How to Keep Pets Safe During the Winter
Winter is no different when it comes to its weather and safety concerns to keep our pets safe. Here are three ways you can keep your furry loved ones happy throughout the winter.
- Take caution of the cold: If you’re going out and want to bring your pet along, make sure pets are allowed ahead of time so they don’t stay out in the cold. If they aren’t, leaving them at home is your best option where they can keep warm and be just as comfortable. If you live in bitterly cold areas, keeping them warm indoors is the best way to go to make your pets happier.
- Keep them away from cold-weather chemicals: When taking your four-legged pals out for a walk, double-check the sidewalk is durable for a walk. Salt and other chemicals that are used to melt the snow and ice easier can irritate the pads of their feet.
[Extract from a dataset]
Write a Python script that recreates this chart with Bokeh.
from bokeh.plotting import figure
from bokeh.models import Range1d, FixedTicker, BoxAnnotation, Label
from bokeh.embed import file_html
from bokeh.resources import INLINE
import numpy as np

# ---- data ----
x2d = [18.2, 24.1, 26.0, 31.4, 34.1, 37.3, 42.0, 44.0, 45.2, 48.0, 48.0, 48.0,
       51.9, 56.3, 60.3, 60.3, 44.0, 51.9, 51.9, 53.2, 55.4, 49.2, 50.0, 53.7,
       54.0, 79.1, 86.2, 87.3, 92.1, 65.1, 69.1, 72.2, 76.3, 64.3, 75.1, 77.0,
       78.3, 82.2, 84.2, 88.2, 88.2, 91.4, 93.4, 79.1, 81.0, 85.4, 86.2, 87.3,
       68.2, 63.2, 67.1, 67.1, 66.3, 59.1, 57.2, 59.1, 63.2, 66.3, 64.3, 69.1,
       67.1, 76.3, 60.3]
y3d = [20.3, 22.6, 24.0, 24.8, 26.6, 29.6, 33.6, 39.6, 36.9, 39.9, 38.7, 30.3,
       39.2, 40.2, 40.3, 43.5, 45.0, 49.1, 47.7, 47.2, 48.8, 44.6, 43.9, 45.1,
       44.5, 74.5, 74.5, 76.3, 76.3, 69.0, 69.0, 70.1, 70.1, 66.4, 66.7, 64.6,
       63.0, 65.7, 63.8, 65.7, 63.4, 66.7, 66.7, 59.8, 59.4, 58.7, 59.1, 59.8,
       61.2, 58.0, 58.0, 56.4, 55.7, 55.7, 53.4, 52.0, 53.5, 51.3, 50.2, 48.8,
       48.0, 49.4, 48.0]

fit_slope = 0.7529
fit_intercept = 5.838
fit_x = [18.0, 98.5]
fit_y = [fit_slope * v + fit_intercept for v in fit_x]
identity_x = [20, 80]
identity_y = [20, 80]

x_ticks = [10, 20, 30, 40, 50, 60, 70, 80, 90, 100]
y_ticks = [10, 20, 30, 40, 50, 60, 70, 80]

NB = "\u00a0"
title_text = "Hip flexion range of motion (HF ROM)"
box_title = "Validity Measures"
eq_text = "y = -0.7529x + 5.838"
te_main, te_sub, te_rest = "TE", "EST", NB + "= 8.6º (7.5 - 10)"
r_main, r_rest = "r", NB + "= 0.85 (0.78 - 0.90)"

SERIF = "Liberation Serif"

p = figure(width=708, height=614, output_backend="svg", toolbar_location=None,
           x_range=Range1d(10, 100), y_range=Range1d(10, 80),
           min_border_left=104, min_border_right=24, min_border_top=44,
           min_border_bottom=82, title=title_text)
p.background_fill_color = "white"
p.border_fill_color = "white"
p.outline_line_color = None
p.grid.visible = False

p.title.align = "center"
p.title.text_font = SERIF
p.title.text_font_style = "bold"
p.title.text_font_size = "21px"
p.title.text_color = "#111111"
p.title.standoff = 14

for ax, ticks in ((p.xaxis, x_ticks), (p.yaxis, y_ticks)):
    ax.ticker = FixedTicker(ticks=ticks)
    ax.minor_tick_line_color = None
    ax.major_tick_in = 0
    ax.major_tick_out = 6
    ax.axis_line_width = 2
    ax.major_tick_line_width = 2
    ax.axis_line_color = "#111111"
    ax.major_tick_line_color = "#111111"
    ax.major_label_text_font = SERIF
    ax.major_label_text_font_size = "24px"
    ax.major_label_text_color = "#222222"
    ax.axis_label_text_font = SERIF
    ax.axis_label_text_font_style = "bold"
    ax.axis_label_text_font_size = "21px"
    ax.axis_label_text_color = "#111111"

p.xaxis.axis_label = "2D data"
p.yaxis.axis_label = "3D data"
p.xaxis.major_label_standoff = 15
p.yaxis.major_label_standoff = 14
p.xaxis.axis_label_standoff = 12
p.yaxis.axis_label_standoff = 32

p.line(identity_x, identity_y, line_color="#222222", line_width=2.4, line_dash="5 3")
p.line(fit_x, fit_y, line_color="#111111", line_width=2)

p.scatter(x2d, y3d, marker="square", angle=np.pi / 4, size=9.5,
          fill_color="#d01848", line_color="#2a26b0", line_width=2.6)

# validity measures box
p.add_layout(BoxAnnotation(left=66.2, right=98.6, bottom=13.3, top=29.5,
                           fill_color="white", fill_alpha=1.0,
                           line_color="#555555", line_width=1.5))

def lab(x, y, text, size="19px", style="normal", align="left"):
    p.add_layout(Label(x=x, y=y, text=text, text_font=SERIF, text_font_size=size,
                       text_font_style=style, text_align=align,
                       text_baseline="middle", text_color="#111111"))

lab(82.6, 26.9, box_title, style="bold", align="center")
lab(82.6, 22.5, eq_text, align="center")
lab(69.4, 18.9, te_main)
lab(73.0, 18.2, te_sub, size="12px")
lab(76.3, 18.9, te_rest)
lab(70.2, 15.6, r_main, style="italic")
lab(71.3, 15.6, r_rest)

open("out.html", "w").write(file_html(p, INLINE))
Always wipe their paws with a damp towel before your pet licks them, causing them to irritate his/her mouth. Antifreeze (car freeze) has a sweet taste that attracts dogs. A simple lick is still poisonous to them. If antifreeze chemicals are needed, consider switching to a Propylene Glycol product, which is much safer.
- Grooming and feeding: Routinely check your pet’s water dish to make sure the water is fresh and unfrozen. Instead of metal bowls, use plastic bowls for the winter. When the temperature weather is low, their tongue can stick and freeze to their bowl. When it comes to grooming if you normally have their fur clipped or shaved, keep the length longer during the winter, giving them a permanent warm coat. If you bathe him at home, make sure he is 100% dry before stepping outside.
Always remember, to speak out if you see a pet left in the cold by politely letting the owner know you’re concerned for their safety. If it does not go well, make sure to document what you see and have proof to boost your case. Contact your local animal control agency for help as soon as you can.